◆ **WRITTEN TASK**: Retype only the lines running from the line that contains "Reproduce this chart" to the line that contains "import seaborn as sns", inclusive, and leave the pictures behind.

◆ **EXCERPTED DATA**:
* START *

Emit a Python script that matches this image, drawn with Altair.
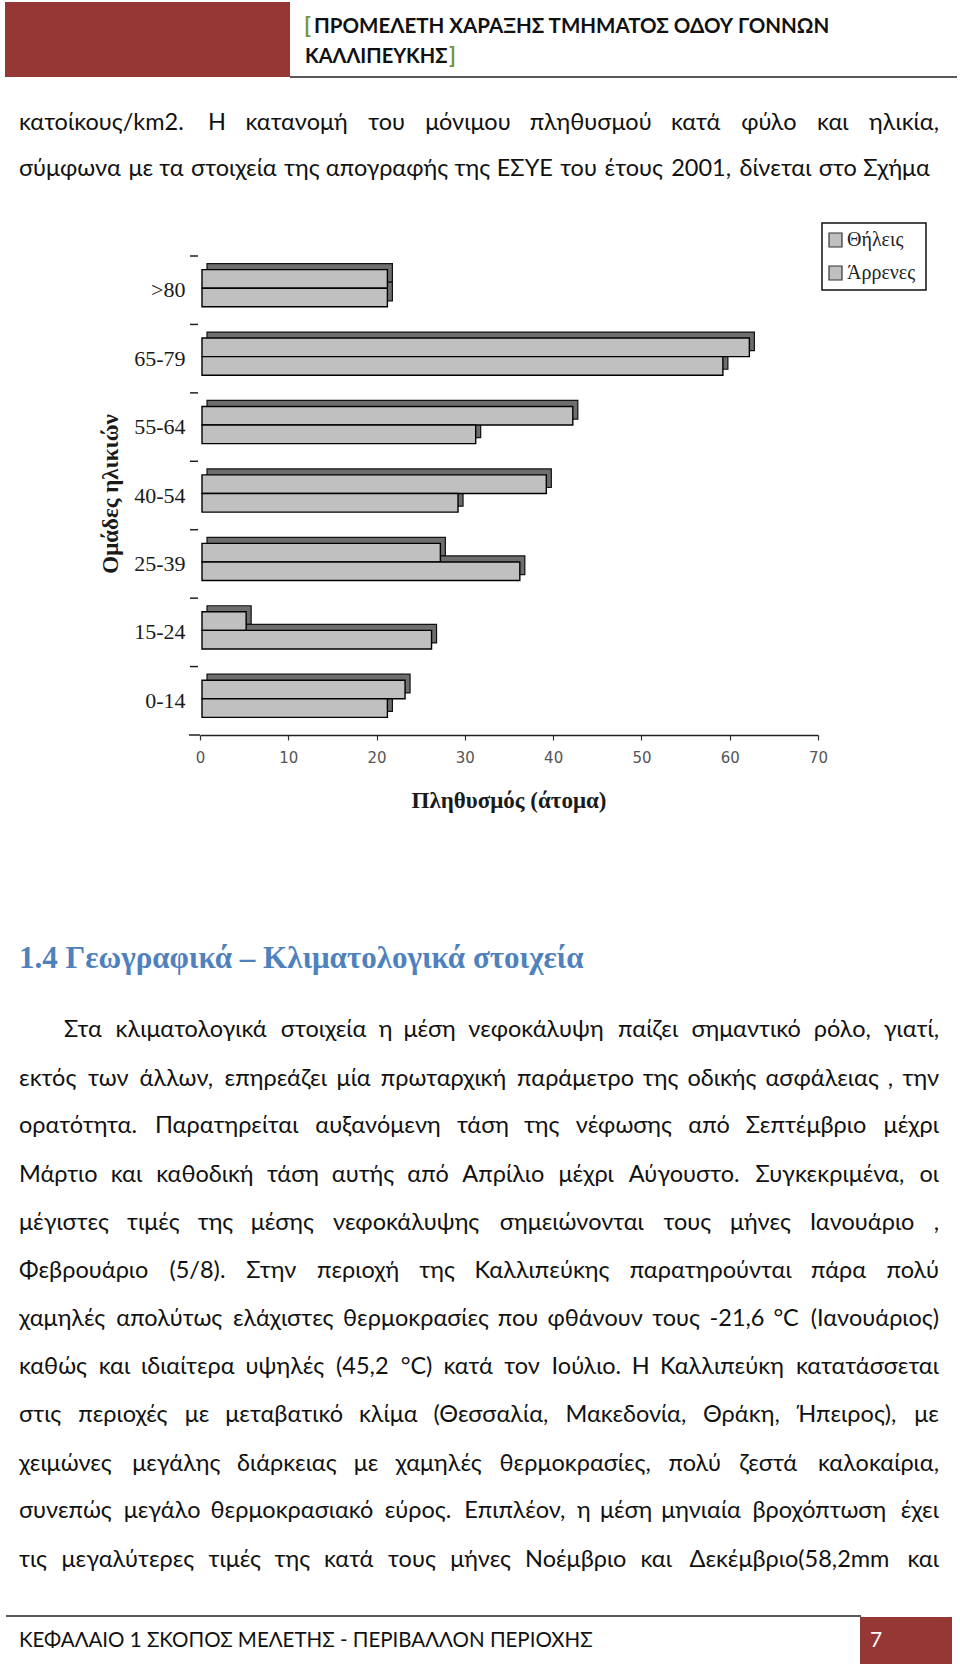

* END *
* START *

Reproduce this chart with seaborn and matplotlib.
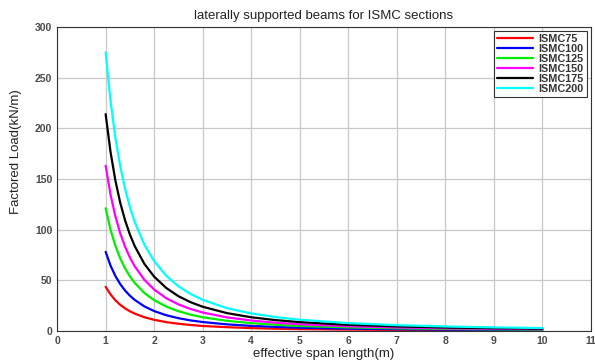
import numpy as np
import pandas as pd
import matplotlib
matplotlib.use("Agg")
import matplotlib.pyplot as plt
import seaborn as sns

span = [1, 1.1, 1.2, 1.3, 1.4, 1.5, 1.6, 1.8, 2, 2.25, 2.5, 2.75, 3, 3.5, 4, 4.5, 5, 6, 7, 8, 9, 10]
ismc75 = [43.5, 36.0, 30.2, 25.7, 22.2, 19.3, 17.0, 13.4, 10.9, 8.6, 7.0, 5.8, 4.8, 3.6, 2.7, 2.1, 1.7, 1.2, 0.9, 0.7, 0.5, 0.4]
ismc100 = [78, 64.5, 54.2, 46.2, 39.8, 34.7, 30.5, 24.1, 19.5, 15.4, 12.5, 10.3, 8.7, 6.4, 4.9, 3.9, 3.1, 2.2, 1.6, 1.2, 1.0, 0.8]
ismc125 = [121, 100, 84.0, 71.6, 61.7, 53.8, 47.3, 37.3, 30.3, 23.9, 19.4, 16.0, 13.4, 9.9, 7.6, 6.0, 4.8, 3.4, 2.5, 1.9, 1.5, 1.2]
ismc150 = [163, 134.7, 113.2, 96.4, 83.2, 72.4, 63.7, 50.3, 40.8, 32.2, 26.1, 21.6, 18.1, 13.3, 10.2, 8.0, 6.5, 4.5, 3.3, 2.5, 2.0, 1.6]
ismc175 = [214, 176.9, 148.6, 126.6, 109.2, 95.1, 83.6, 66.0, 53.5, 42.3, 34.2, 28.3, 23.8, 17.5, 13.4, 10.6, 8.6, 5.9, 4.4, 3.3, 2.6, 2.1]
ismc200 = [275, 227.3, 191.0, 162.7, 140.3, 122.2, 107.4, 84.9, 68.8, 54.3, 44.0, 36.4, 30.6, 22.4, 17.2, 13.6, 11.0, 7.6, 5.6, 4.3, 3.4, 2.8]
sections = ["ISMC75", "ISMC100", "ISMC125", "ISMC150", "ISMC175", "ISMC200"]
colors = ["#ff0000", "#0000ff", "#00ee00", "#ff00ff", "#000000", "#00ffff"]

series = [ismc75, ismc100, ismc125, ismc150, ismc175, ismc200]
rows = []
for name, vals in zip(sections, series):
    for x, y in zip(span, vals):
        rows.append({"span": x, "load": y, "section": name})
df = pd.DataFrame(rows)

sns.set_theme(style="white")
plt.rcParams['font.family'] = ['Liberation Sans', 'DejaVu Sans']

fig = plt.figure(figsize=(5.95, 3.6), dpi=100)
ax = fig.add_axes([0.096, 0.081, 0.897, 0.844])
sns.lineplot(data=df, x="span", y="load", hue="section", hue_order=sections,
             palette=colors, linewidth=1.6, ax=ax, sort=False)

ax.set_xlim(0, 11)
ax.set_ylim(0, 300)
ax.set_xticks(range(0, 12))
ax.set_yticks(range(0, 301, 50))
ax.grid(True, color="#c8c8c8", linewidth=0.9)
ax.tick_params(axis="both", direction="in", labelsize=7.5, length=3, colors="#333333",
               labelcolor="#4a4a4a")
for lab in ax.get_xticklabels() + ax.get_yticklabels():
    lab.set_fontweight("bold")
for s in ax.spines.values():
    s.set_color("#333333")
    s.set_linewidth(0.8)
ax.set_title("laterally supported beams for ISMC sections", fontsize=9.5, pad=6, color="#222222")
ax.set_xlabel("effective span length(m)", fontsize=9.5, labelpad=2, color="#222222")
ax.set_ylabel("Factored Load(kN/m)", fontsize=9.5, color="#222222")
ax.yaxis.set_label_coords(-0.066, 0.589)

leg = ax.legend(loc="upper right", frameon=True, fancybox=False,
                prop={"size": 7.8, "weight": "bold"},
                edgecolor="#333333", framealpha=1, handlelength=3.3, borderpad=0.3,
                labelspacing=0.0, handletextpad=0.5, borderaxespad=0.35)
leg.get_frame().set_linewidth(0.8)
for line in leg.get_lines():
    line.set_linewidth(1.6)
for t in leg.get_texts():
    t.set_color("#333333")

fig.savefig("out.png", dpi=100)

* END *

◆ **RESPONSE TO THE EXERCISE**:
Reproduce this chart with seaborn and matplotlib.
import numpy as np
import pandas as pd
import matplotlib
matplotlib.use("Agg")
import matplotlib.pyplot as plt
import seaborn as sns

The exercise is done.